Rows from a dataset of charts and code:
## begin

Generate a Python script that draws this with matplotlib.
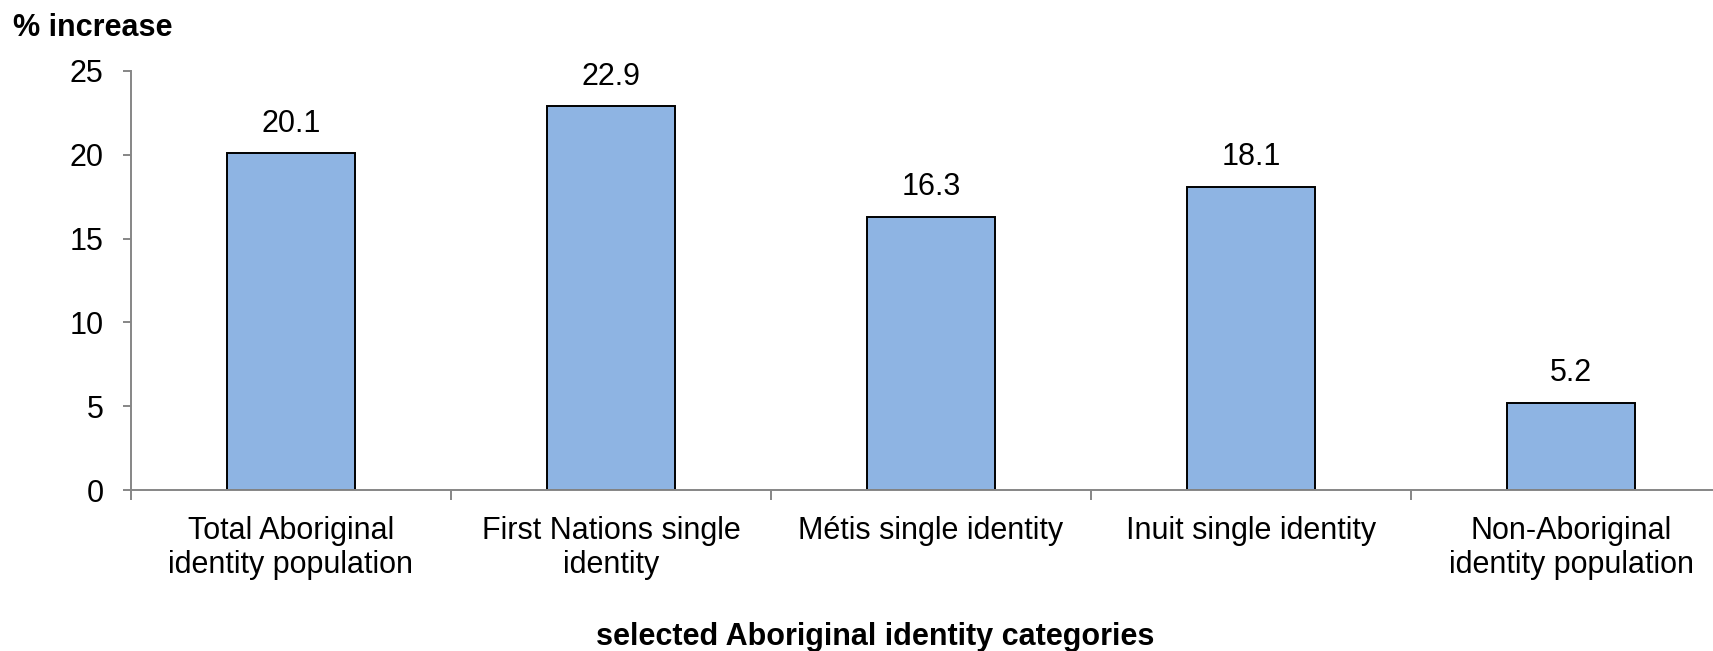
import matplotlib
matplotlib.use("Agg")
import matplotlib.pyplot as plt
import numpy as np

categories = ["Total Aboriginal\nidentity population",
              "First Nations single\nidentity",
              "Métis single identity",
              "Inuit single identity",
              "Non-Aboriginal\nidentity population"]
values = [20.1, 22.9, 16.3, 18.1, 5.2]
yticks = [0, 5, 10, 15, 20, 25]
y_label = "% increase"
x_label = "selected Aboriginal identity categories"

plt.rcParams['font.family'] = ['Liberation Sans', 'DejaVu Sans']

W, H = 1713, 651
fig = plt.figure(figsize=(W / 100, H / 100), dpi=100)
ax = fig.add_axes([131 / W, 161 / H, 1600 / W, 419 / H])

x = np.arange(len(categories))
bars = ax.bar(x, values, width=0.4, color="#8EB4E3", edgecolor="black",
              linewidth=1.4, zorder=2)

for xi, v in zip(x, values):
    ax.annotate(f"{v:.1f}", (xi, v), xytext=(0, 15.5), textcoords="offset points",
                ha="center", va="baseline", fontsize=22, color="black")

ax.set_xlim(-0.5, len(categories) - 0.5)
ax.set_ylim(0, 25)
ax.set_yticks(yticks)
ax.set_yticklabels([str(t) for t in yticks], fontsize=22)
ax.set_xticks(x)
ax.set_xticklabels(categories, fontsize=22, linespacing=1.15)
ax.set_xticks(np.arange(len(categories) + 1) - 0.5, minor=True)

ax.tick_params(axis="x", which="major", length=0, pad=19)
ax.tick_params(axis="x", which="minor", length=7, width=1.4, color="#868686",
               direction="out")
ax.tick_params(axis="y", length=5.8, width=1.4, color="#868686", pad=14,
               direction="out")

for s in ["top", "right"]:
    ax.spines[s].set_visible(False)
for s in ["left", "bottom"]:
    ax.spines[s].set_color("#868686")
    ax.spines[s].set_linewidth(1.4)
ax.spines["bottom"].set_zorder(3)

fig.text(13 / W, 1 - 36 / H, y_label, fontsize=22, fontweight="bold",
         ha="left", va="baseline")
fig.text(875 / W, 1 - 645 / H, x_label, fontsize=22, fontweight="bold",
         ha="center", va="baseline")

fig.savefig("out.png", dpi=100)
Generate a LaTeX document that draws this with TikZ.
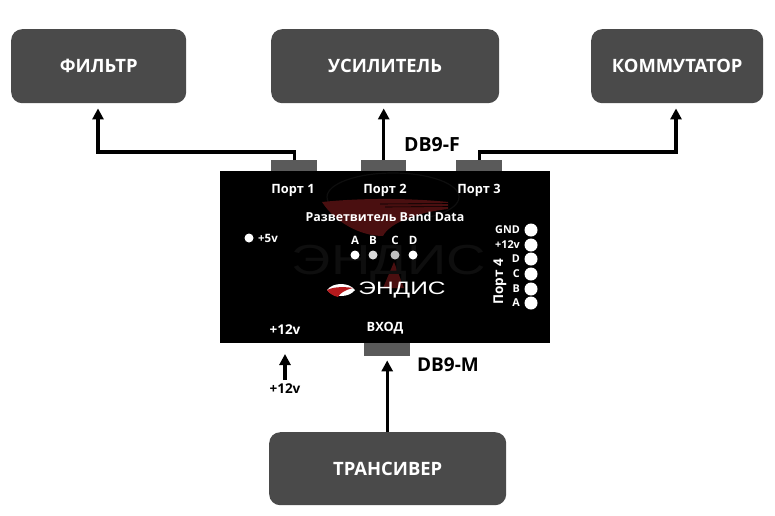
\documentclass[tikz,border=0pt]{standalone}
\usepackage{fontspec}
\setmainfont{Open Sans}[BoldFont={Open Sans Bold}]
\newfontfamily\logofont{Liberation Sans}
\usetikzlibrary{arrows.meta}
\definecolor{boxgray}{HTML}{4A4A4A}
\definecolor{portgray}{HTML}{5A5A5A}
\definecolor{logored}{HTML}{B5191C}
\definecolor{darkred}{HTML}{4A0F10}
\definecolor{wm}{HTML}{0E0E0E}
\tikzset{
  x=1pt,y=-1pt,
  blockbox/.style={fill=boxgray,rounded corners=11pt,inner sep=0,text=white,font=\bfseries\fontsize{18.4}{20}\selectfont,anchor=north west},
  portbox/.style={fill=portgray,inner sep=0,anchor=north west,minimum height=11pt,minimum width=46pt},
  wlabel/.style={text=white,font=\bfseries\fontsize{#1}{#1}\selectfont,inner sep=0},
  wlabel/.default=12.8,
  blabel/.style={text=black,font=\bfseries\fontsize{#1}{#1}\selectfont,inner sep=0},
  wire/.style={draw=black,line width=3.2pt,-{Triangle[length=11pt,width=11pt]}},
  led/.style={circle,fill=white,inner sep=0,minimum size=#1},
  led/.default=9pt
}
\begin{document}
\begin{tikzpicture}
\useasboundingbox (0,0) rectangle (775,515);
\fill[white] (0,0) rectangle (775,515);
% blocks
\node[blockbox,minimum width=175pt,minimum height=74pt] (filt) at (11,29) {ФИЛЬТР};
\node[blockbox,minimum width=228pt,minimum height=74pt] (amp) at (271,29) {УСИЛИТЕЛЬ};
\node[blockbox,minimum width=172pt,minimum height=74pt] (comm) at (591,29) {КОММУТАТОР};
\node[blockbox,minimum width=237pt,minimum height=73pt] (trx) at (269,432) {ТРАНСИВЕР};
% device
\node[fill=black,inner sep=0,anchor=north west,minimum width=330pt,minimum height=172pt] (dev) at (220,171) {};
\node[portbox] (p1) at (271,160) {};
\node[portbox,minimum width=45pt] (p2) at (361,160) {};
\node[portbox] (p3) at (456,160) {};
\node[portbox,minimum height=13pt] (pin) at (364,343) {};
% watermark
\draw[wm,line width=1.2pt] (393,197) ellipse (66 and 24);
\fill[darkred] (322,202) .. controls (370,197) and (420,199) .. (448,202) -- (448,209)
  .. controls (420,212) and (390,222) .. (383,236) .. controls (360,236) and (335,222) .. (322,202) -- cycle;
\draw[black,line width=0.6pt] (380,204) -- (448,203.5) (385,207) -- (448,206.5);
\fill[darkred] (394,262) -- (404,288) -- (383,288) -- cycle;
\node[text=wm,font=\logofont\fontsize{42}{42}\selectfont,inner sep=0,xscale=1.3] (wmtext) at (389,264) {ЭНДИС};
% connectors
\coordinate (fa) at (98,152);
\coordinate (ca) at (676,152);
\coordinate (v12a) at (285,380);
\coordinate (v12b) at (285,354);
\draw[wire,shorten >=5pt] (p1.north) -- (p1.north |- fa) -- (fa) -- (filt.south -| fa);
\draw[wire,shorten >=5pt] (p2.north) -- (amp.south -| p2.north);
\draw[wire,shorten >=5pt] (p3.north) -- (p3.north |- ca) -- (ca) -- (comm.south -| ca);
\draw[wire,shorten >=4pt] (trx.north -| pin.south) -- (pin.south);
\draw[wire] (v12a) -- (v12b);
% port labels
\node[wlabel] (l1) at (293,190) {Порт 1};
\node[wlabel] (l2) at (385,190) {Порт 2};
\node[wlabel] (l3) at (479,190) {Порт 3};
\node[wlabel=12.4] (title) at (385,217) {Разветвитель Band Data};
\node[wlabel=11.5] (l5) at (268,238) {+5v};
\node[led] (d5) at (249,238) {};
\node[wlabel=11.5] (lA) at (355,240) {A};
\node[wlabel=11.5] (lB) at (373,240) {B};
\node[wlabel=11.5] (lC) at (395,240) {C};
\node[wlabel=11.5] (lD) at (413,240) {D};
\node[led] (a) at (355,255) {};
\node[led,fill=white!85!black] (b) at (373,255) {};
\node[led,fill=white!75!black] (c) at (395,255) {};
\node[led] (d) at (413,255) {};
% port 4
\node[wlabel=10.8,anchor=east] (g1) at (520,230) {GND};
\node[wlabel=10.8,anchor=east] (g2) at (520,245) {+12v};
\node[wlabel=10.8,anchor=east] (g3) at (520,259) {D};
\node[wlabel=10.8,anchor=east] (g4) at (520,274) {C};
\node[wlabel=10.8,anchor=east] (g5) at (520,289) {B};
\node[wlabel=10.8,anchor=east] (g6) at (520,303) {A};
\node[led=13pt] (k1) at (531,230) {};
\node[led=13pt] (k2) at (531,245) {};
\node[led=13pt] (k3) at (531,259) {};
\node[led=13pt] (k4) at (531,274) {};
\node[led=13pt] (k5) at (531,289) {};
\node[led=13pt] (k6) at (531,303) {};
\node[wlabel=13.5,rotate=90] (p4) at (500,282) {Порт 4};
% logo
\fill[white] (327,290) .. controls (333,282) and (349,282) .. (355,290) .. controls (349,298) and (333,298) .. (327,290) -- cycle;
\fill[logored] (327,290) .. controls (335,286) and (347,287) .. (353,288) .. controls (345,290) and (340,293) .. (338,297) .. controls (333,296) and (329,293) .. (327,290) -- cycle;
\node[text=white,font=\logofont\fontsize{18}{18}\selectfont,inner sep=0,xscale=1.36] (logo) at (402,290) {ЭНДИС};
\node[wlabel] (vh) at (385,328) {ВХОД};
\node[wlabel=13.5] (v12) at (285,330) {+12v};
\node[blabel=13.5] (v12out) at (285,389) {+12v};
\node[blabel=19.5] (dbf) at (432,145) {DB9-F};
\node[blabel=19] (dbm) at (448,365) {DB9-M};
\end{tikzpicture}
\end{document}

## end
## begin

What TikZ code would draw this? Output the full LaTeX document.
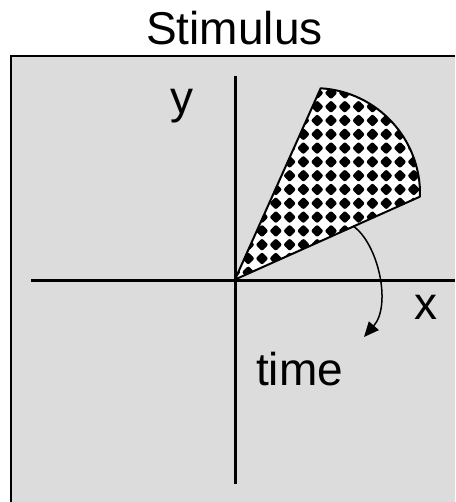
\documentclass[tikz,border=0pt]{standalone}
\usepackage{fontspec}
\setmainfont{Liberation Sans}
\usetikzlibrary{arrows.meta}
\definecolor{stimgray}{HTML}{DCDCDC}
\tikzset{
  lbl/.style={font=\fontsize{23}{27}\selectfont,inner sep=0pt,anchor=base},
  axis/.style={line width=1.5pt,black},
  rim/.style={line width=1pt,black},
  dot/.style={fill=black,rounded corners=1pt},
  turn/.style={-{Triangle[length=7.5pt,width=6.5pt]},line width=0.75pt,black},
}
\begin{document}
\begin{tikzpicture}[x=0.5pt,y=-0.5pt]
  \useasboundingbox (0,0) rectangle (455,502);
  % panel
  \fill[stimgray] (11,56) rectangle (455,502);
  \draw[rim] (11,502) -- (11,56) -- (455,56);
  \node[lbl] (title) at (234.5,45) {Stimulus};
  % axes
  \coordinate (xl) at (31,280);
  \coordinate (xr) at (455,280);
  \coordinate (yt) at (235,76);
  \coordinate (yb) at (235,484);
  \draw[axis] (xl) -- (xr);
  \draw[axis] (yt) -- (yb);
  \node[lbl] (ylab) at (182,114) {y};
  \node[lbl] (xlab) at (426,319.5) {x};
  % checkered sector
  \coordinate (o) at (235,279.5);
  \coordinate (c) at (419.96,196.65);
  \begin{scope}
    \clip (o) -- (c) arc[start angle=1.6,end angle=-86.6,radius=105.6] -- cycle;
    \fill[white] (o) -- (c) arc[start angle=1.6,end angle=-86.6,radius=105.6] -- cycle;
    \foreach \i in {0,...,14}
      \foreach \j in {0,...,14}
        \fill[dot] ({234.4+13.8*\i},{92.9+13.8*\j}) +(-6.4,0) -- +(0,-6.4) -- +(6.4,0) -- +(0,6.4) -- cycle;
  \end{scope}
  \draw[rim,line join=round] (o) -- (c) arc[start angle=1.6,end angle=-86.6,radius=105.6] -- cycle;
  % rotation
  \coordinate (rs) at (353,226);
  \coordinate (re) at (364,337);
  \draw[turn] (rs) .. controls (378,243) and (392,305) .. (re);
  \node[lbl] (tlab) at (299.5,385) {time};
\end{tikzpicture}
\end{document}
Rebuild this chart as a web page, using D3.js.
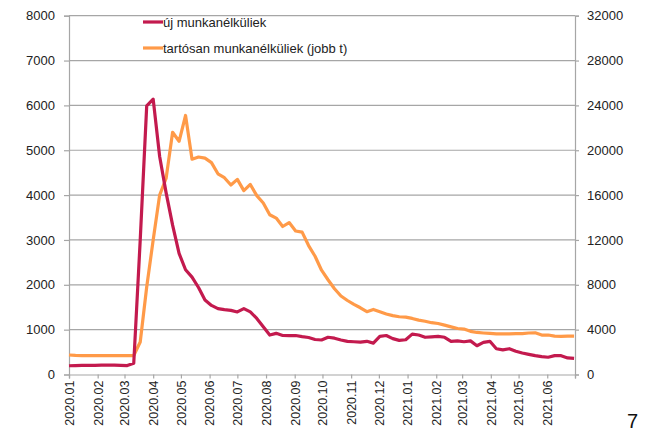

## end
## begin

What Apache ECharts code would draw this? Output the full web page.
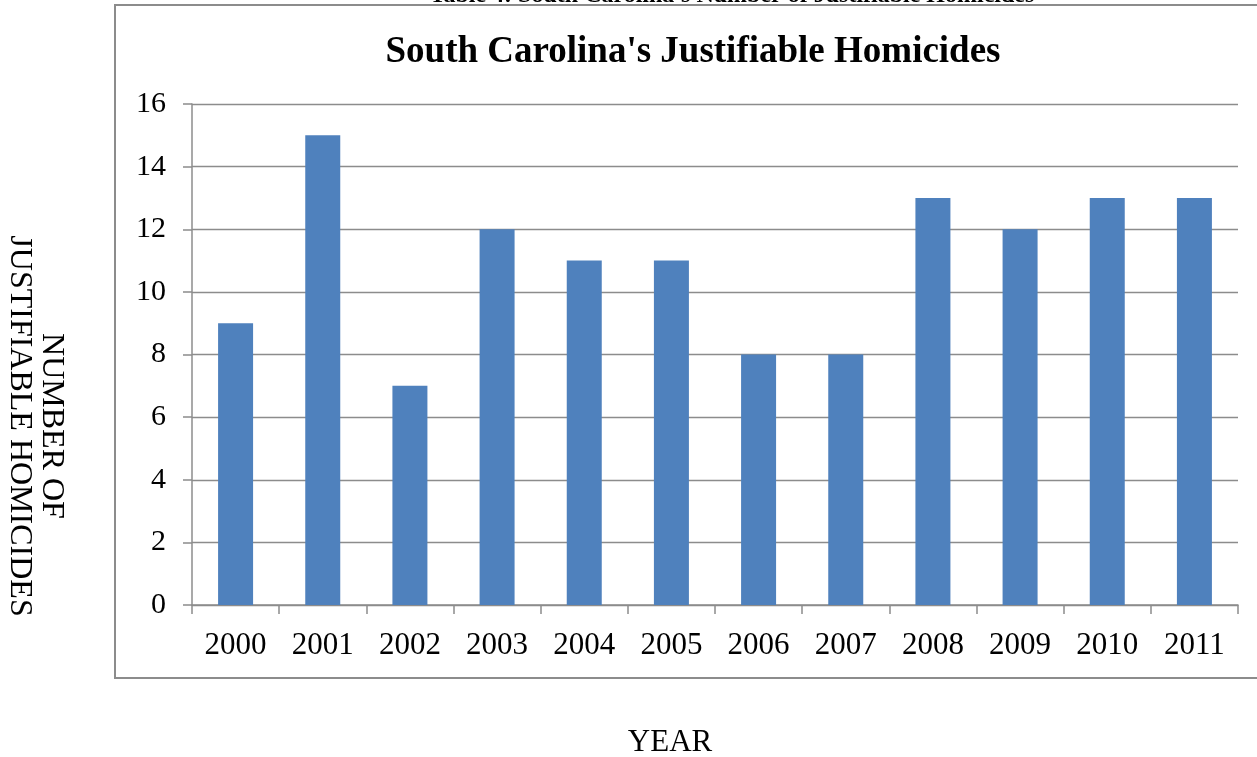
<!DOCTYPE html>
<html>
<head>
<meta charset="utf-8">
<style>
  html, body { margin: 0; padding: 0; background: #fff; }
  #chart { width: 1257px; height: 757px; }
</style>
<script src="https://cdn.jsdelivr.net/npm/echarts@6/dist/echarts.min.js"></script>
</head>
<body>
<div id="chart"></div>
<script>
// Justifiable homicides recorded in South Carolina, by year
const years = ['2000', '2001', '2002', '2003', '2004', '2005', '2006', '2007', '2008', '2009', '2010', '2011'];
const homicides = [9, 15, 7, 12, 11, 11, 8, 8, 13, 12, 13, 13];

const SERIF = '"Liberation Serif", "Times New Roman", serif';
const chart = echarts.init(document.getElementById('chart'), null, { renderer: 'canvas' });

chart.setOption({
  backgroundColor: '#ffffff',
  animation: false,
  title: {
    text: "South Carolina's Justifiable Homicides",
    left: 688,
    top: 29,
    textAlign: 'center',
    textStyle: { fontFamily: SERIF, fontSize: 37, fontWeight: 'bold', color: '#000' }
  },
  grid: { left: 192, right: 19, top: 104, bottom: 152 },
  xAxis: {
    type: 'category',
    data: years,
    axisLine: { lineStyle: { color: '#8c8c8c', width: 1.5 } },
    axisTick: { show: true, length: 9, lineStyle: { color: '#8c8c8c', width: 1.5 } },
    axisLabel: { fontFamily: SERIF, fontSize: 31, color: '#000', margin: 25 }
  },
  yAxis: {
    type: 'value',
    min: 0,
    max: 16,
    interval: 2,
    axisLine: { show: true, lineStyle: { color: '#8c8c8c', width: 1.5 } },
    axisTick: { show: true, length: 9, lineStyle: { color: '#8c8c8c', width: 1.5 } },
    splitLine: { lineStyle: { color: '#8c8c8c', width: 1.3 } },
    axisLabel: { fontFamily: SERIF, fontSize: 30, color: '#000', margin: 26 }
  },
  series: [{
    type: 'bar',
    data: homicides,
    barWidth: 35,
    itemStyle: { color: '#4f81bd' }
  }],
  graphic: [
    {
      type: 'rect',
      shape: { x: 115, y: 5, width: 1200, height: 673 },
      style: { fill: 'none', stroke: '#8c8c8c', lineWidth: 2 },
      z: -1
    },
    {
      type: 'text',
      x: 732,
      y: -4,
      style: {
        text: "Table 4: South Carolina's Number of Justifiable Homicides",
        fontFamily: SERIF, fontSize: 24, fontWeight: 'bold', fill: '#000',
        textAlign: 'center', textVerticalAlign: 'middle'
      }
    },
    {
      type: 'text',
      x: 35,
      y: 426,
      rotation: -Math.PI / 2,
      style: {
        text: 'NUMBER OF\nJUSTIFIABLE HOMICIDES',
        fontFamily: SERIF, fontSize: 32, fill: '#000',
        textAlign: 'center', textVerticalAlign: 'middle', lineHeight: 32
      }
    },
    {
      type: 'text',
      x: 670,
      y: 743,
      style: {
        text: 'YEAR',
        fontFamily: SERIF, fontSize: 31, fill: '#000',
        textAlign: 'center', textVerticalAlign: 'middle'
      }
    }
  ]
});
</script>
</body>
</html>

## end

TASK BRIEF: Give a single number: the count of lines above that include the word "What".

EXERCISE SOLUTION: 2